### REQUIREMENTS:
Count the lines below that contain the word "file" and give only the number.

### EXTRACTED DATA:
┌────────

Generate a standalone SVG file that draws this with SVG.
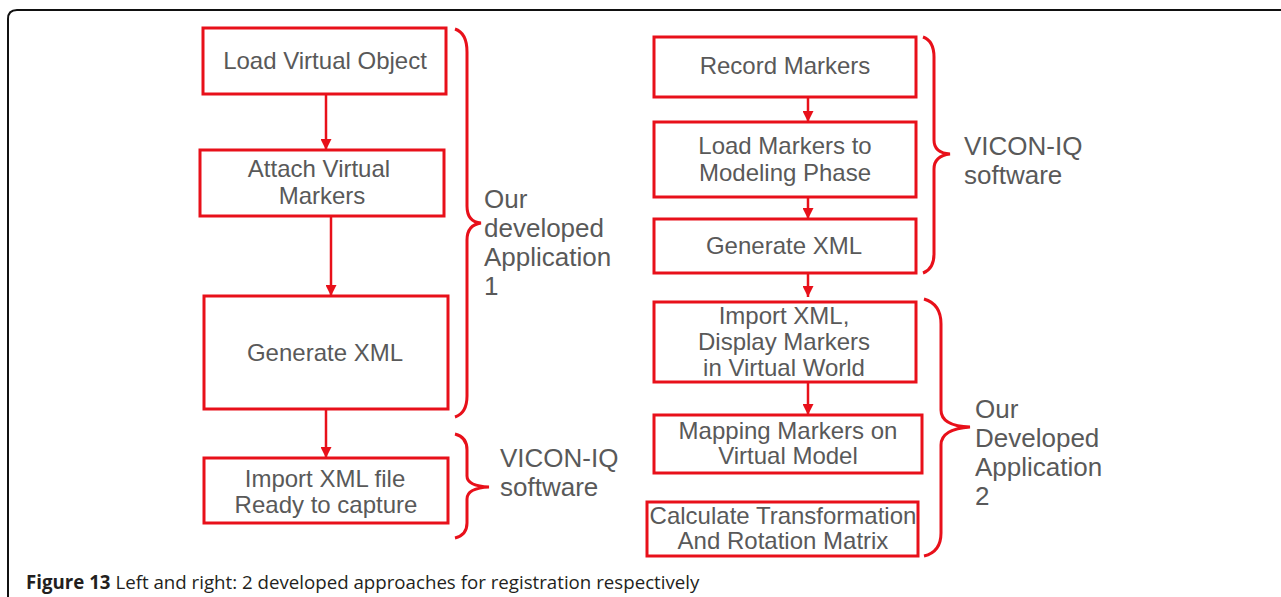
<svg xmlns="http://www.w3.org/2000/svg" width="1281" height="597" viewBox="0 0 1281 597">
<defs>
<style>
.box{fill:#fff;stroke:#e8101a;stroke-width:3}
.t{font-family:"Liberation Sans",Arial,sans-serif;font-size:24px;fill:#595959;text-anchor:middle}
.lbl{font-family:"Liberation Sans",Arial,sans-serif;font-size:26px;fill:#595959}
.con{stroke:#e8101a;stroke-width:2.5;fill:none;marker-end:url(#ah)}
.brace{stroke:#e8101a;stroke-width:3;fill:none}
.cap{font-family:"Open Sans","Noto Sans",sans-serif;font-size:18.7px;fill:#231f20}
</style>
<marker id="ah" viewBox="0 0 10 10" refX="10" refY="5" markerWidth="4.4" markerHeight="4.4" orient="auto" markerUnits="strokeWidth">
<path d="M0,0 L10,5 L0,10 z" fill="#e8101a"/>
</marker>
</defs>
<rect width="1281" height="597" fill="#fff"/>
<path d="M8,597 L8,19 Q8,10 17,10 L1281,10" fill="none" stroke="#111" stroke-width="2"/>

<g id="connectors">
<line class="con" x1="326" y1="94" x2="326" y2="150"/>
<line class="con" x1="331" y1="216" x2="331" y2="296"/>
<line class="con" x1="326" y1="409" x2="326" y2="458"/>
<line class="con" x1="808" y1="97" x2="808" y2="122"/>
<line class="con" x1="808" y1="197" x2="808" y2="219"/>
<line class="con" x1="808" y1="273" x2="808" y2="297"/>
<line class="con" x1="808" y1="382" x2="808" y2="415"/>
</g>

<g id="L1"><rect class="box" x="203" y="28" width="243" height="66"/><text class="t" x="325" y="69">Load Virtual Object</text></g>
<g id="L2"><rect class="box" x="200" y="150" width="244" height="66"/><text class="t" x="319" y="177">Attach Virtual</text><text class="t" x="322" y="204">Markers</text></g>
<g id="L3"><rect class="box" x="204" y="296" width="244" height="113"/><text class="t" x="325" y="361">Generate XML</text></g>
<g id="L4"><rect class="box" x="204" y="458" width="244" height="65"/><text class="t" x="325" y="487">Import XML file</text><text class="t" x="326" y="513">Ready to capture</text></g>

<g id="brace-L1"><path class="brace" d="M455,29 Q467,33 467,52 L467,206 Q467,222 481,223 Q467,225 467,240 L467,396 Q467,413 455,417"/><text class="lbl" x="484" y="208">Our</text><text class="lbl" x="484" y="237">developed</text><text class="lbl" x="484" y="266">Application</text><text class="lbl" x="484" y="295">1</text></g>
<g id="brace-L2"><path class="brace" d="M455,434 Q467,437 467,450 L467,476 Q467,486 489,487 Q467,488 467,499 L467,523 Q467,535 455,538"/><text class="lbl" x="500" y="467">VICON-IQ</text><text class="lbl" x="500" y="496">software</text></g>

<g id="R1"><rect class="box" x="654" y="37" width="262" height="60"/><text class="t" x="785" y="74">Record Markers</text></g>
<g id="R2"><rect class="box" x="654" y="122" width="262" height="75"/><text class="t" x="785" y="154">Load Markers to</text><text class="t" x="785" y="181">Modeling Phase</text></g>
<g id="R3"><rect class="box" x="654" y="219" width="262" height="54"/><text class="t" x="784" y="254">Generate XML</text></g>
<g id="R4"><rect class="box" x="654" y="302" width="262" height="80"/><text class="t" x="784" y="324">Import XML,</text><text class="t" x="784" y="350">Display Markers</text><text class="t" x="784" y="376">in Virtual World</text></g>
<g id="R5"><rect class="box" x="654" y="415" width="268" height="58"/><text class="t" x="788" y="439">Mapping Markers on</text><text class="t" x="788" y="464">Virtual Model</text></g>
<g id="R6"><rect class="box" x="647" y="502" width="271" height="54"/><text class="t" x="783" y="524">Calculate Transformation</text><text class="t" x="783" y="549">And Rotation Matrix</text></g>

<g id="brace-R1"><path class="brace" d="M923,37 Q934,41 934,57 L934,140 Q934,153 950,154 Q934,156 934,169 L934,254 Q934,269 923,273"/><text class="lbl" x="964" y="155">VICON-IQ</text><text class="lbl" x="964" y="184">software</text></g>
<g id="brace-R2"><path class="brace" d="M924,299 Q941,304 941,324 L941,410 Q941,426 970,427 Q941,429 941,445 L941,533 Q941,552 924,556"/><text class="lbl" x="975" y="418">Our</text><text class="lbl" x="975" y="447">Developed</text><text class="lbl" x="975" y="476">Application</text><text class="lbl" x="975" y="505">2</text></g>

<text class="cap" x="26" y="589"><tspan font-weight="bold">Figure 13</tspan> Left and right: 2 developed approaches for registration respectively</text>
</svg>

└────────
┌────────

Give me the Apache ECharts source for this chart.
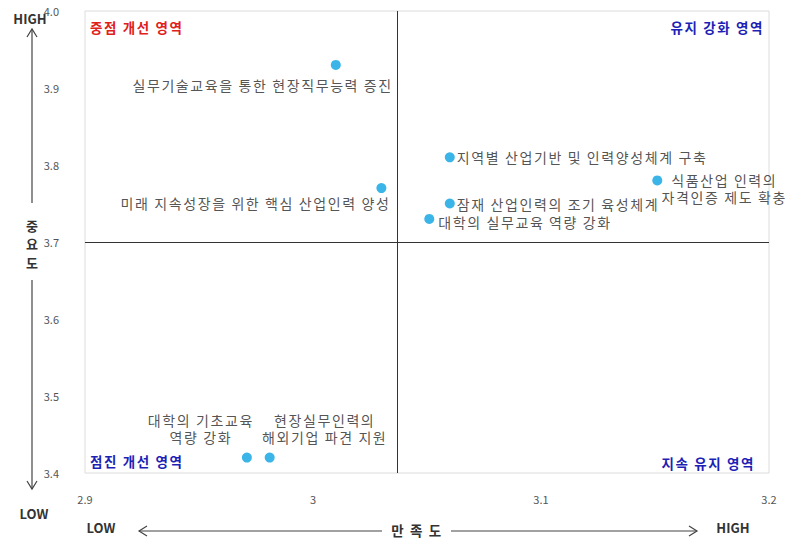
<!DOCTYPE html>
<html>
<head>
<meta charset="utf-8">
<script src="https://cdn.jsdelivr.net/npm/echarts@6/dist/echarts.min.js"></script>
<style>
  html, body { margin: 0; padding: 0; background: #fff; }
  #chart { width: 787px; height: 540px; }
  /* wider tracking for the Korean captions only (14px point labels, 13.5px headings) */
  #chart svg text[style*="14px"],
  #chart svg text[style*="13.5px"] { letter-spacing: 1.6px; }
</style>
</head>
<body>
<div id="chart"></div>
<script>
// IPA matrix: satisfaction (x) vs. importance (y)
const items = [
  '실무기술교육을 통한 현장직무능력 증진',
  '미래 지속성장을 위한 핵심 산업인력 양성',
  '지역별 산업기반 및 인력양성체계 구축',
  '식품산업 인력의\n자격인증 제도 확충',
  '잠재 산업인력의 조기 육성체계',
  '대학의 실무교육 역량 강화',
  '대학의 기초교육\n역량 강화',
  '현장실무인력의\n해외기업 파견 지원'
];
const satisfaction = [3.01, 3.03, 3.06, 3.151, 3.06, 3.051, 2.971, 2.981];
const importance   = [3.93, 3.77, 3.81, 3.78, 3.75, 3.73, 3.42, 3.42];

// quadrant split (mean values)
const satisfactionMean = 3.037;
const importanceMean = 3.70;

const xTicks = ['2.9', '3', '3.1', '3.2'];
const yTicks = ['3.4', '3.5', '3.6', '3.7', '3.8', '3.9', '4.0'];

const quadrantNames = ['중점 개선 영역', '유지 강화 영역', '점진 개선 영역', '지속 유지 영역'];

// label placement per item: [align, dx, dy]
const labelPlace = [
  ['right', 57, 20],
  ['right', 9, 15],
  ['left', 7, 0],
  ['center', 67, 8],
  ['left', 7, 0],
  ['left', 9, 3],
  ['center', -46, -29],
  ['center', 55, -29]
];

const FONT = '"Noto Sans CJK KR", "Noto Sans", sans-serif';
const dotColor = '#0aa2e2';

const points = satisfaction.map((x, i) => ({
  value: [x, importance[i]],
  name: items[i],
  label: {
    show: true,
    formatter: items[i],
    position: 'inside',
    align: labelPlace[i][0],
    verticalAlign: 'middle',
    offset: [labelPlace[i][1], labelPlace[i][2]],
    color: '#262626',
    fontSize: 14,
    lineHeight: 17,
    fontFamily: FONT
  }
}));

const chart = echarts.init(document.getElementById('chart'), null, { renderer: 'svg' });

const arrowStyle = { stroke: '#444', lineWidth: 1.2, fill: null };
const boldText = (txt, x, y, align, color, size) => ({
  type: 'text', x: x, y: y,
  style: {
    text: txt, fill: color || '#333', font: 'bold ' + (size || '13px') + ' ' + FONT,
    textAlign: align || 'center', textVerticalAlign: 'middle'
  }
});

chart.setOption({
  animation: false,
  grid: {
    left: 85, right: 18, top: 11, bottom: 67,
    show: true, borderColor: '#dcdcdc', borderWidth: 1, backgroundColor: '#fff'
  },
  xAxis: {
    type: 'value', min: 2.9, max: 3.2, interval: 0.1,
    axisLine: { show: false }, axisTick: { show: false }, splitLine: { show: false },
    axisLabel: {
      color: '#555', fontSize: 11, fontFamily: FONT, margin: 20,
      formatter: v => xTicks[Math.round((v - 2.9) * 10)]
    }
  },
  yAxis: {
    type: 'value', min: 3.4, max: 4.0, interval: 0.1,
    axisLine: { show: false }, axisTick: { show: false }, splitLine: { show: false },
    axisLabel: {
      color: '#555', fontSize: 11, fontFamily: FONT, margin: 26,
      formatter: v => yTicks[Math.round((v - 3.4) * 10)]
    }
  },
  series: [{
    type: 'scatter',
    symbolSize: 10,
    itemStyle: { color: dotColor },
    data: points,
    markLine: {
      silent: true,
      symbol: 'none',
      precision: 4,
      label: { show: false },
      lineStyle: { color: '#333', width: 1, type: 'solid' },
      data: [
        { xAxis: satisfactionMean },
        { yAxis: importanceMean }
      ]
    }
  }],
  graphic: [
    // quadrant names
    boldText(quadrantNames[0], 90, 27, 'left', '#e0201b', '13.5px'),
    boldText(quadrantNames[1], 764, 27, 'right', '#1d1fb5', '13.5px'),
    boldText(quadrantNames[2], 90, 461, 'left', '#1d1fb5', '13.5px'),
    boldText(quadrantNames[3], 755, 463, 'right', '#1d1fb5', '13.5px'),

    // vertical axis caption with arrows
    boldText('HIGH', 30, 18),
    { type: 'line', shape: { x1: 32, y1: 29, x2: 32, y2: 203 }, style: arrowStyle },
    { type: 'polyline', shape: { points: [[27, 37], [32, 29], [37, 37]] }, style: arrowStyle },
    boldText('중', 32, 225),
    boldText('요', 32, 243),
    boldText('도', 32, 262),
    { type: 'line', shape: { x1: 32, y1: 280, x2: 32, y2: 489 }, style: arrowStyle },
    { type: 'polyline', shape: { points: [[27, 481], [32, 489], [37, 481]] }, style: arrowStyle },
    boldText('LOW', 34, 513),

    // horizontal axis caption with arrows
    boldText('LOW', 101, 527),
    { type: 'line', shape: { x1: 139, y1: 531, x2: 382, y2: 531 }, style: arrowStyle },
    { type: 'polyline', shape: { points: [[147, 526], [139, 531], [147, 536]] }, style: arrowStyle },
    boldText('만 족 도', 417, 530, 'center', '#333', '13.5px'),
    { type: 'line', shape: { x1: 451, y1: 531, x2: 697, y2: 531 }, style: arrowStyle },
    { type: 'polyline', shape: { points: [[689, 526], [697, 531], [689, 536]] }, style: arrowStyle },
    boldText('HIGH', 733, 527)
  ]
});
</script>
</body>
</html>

└────────

### OUTPUT OF THE EXERCISE:
2